Lawyers for Britney Spears’ father backed themselves into a corner, former prosecutor says

The lawyers for Britney Spears’ father backed themselves into a corner by telling the media that she can end her conservatorship at any time, Civil Rights attorney David Henderson said Wednesday.

“What her father’s attorneys have consistently said is, if she wants out, all she has to do is to go to court and ask,” Henderson, a former prosecutor and CNBC Contributor, said about Jamie Spears’ lawyers. “Well, today she went to court and asked, so they’re going to have to back up on what their previous position was.”

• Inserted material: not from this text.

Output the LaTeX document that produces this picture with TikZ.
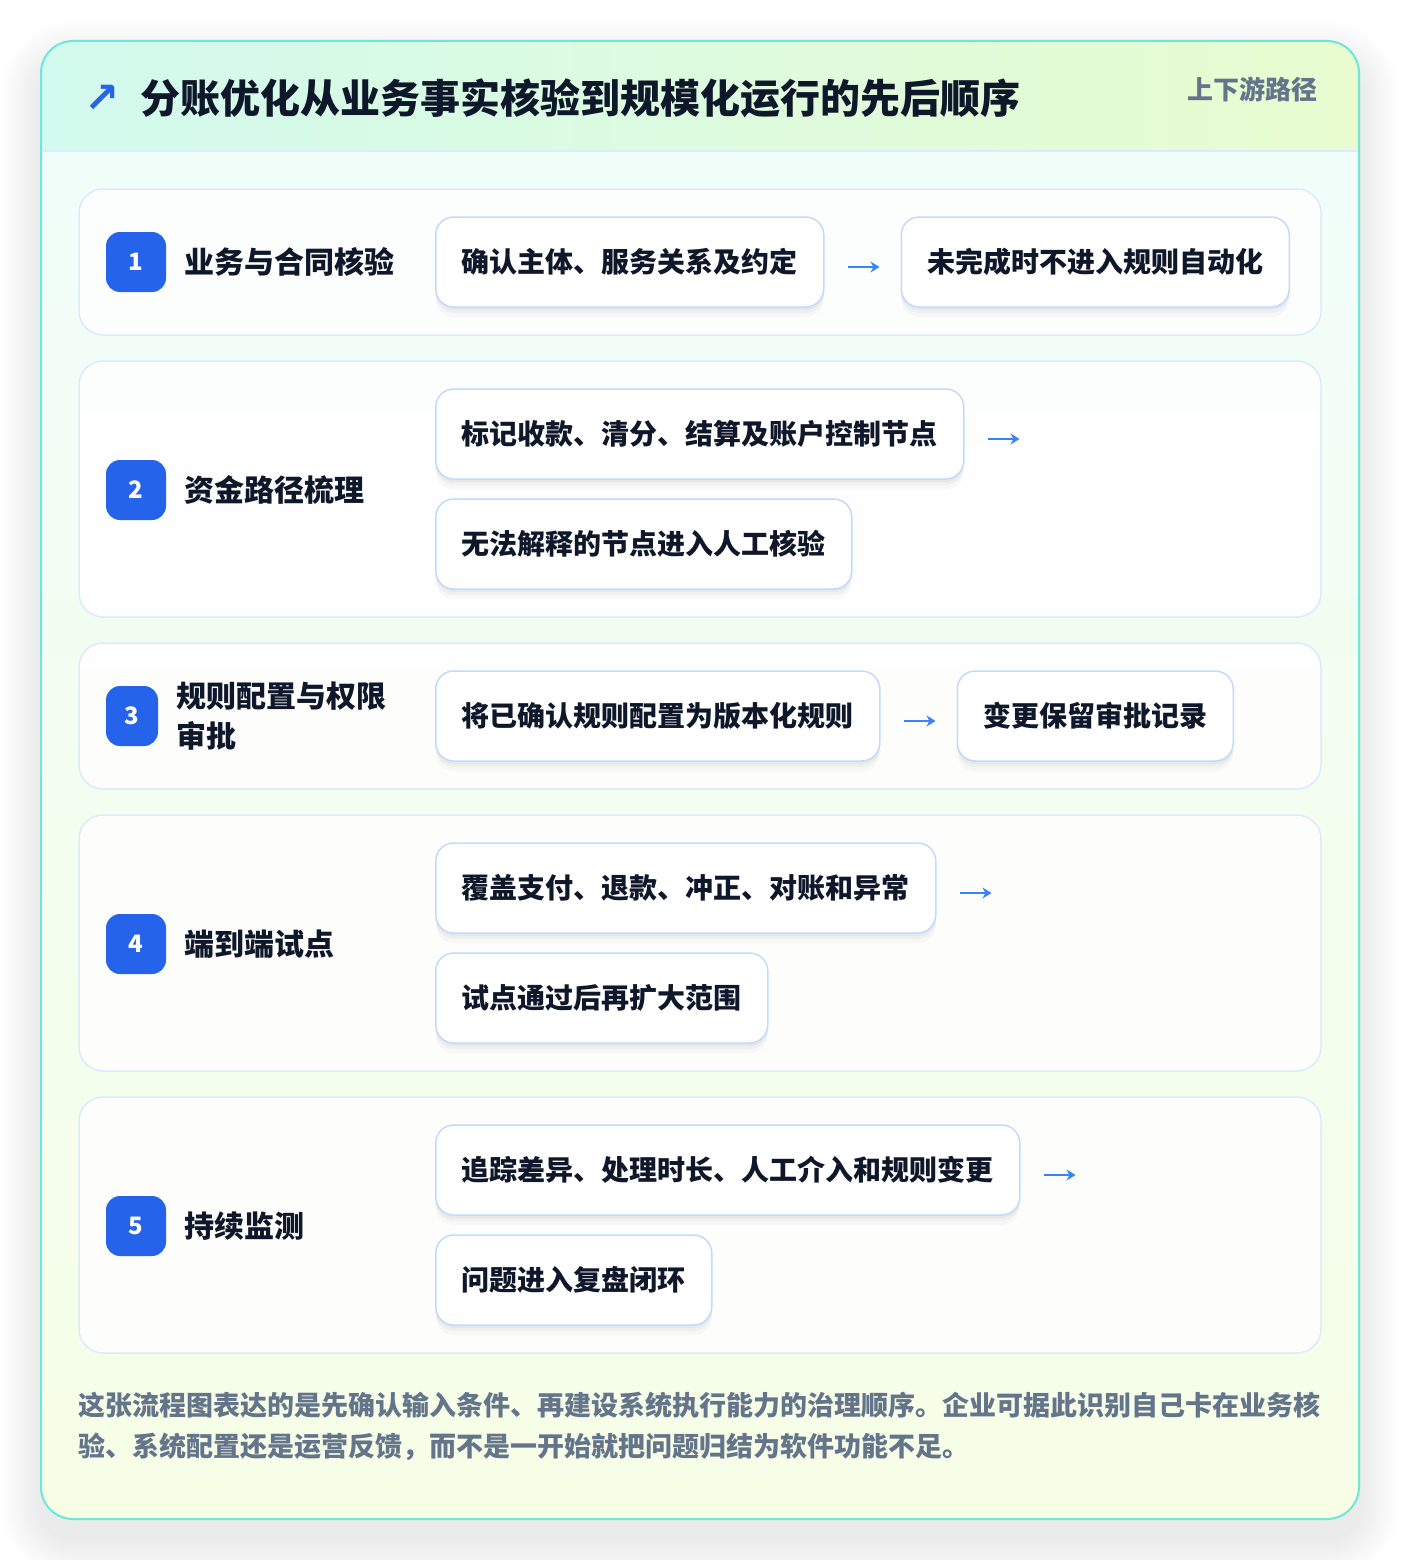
\documentclass[tikz,border=0pt]{standalone}
\usepackage{fontspec}
\setmainfont{Noto Sans CJK SC}
\newfontfamily\symfont{DejaVu Sans}
\usepackage{xcolor}
\usetikzlibrary{positioning}
\usetikzlibrary{arrows.meta}
\usetikzlibrary{calc}
\usetikzlibrary{shadows}

\definecolor{ink}{HTML}{0F172A}
\definecolor{slate}{HTML}{64748B}
\definecolor{badgeblue}{HTML}{2563EB}
\definecolor{arrowblue}{HTML}{3B82F6}
\definecolor{cardedge}{HTML}{6EE7D8}
\definecolor{headleft}{HTML}{D2FAEE}
\definecolor{headright}{HTML}{E8FCCF}
\definecolor{bodytop}{HTML}{F0FDFA}
\definecolor{bodybottom}{HTML}{F6FEE6}
\definecolor{rowedge}{HTML}{DBEAFE}
\definecolor{boxedge}{HTML}{BFDBFE}

\tikzset{
	rowcard/.style = {draw = rowedge, line width = 1.5pt, fill = white, fill opacity = 0.85, rounded corners = 24pt},
	badge/.style = {rectangle, fill = badgeblue, rounded corners = 14pt, minimum width = 60pt, minimum height = 60pt, inner sep = 0pt, text = white, font = \fontsize{24}{28}\selectfont\bfseries},
	steptitle/.style = {anchor = west, inner sep = 0pt, text = ink, align = left, font = \fontsize{30}{40}\selectfont\bfseries},
	softshadow/.style = {drop shadow = {shadow xshift = 0pt, shadow yshift = -10pt, fill = black, opacity = 0.025},
		drop shadow = {shadow xshift = 0pt, shadow yshift = -6pt, fill = black, opacity = 0.03},
		drop shadow = {shadow xshift = 0pt, shadow yshift = -3pt, fill = black, opacity = 0.03}},
	stepbox/.style = {rectangle, draw = boxedge, line width = 1.5pt, fill = white, rounded corners = 18pt, minimum height = 90pt, inner xsep = 26pt, anchor = west, text = ink, font = \fontsize{28}{34}\selectfont\bfseries, softshadow},
	flow/.style = {draw = arrowblue, line width = 2.5pt, -{Stealth[length = 9pt, width = 11pt]}}
}

\begin{document}
\begin{tikzpicture}[x = 1pt, y = -1pt]
		\fill [white] (0, 0) rectangle (1400, 1560);
		\useasboundingbox (0, 0) rectangle (1400, 1560);
		
		% outer card
		\foreach \s in {2, 4, ..., 40} {
			\fill [black, opacity = 0.0045, rounded corners = {(32 + \s) * 1pt}] ({41 - \s}, {61 - \s}) rectangle ({1359 + \s}, {1539 + \s});
		}
		\begin{scope}
		\clip [rounded corners = 32pt] (41, 41) rectangle (1359, 1519);
		\fill [white] (41, 41) rectangle (1359, 1519);
		\shade [top color = bodytop, bottom color = bodybottom] (41, 41) rectangle (1359, 1519);
		\shade [left color = headleft, right color = headright] (41, 41) rectangle (1359, 151);
		\draw [rowedge, line width = 1.5pt] (41, 151) -- (1359, 151);
		\end{scope}
		\draw [cardedge, line width = 2pt, rounded corners = 32pt] (41, 41) rectangle (1359, 1519);
		
		% header
		\node (icon) [text = badgeblue, inner sep = 0pt, font = \symfont\bfseries\fontsize{42}{42}\selectfont] at (102, 99) {↗};
		\node (title) [anchor = west, inner sep = 0pt, text = ink, font = \fontsize{40}{48}\selectfont\bfseries] at (140, 98) {分账优化从业务事实核验到规模化运行的先后顺序};
		\node (route) [anchor = east, inner sep = 0pt, text = slate, font = \fontsize{26}{30}\selectfont\bfseries] at (1318, 89) {上下游路径};
		
		% row cards
		\draw [rowcard] (79, 189) rectangle (1321, 335);
		\draw [rowcard] (79, 361) rectangle (1321, 617);
		\draw [rowcard] (79, 643) rectangle (1321, 789);
		\draw [rowcard] (79, 815) rectangle (1321, 1071);
		\draw [rowcard] (79, 1097) rectangle (1321, 1353);
		
		% 1
		\node (n1) [badge] at (136, 262) {1};
		\node (t1) [steptitle, right = 18pt of n1] {业务与合同核验};
		\node (b1a) [stepbox] at (435, 262) {确认主体、服务关系及约定};
		\node (b1b) [stepbox, right = 76pt of b1a] {未完成时不进入规则自动化};
		\draw [flow, shorten <= 23pt, shorten >= 21pt] ([yshift = -5pt]b1a.east) -- ([yshift = -5pt]b1b.west);
		
		% 2
		\node (n2) [badge] at (136, 490) {2};
		\node (t2) [steptitle, right = 18pt of n2] {资金路径梳理};
		\node (b2a) [stepbox] at (435, 434) {标记收款、清分、结算及账户控制节点};
		\node (b2b) [stepbox] at (435, 544) {无法解释的节点进入人工核验};
		\coordinate (e2) at ($(b2a.east) + (55, 5)$);
		\draw [flow, shorten <= 23pt] ([yshift = -5pt]b2a.east) -- (e2);
		
		% 3
		\node (n3) [badge, minimum width = 52pt] at (132, 716) {3};
		\node (t3) [steptitle, right = 18pt of n3] {规则配置与权限\\审批};
		\node (b3a) [stepbox] at (435, 716) {将已确认规则配置为版本化规则};
		\node (b3b) [stepbox, right = 76pt of b3a] {变更保留审批记录};
		\draw [flow, shorten <= 23pt, shorten >= 21pt] ([yshift = -5pt]b3a.east) -- ([yshift = -5pt]b3b.west);
		
		% 4
		\node (n4) [badge] at (136, 944) {4};
		\node (t4) [steptitle, right = 18pt of n4] {端到端试点};
		\node (b4a) [stepbox] at (435, 888) {覆盖支付、退款、冲正、对账和异常};
		\node (b4b) [stepbox] at (435, 998) {试点通过后再扩大范围};
		\coordinate (e4) at ($(b4a.east) + (55, 5)$);
		\draw [flow, shorten <= 23pt] ([yshift = -5pt]b4a.east) -- (e4);
		
		% 5
		\node (n5) [badge] at (136, 1226) {5};
		\node (t5) [steptitle, right = 18pt of n5] {持续监测};
		\node (b5a) [stepbox] at (435, 1170) {追踪差异、处理时长、人工介入和规则变更};
		\node (b5b) [stepbox] at (435, 1280) {问题进入复盘闭环};
		\coordinate (e5) at ($(b5a.east) + (55, 5)$);
		\draw [flow, shorten <= 23pt] ([yshift = -5pt]b5a.east) -- (e5);
		
		% footer
		\node (note) [anchor = west, inner sep = 0pt, align = left, text = slate, font = \fontsize{27}{41}\selectfont\bfseries] at (78, 1426) {这张流程图表达的是先确认输入条件、再建设系统执行能力的治理顺序。企业可据此识别自己卡在业务核\\验、系统配置还是运营反馈，而不是一开始就把问题归结为软件功能不足。};
		
		\end{tikzpicture}
\end{document}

The international pop star broke down on Wednesday during a rare court appearance via Zoom. In it, she begged Superior Court Judge Brenda Penny to end her father’s control over her life and fortune after 13 years under a conservatorship. She called her situation “abusive.”

Henderson explained to CNBC’s “The News with Shepard Smith” that Britney’s statements illustrate that the conservatorship is having deleterious effects on her life.

“Conservatorships for someone like Britney Spears are supposed to help them regain their independence, and from what she explained, it’s had the exact opposite effect on her life,” Henderson said. 

Spears also alleged she wanted to have her intrauterine device removed so that she could have another baby but that her conservators would not allow it. Henderson told host Shepard Smith that a conservatorship shouldn’t have the power to force an IUD. 

“I think that’s part of the reason why this should not just be seen as a case involving a celebrity who has been treated badly, this has implications that go far wider, because she said that she has an implant device that she is not allowed to remove, which indicates she doesn’t have physical control over her body, in a way that should not be contemplated by conservatorship,” Henderson said. 

The legal team for Jamie Spears did not immediately respond to CNBC’s request for comment.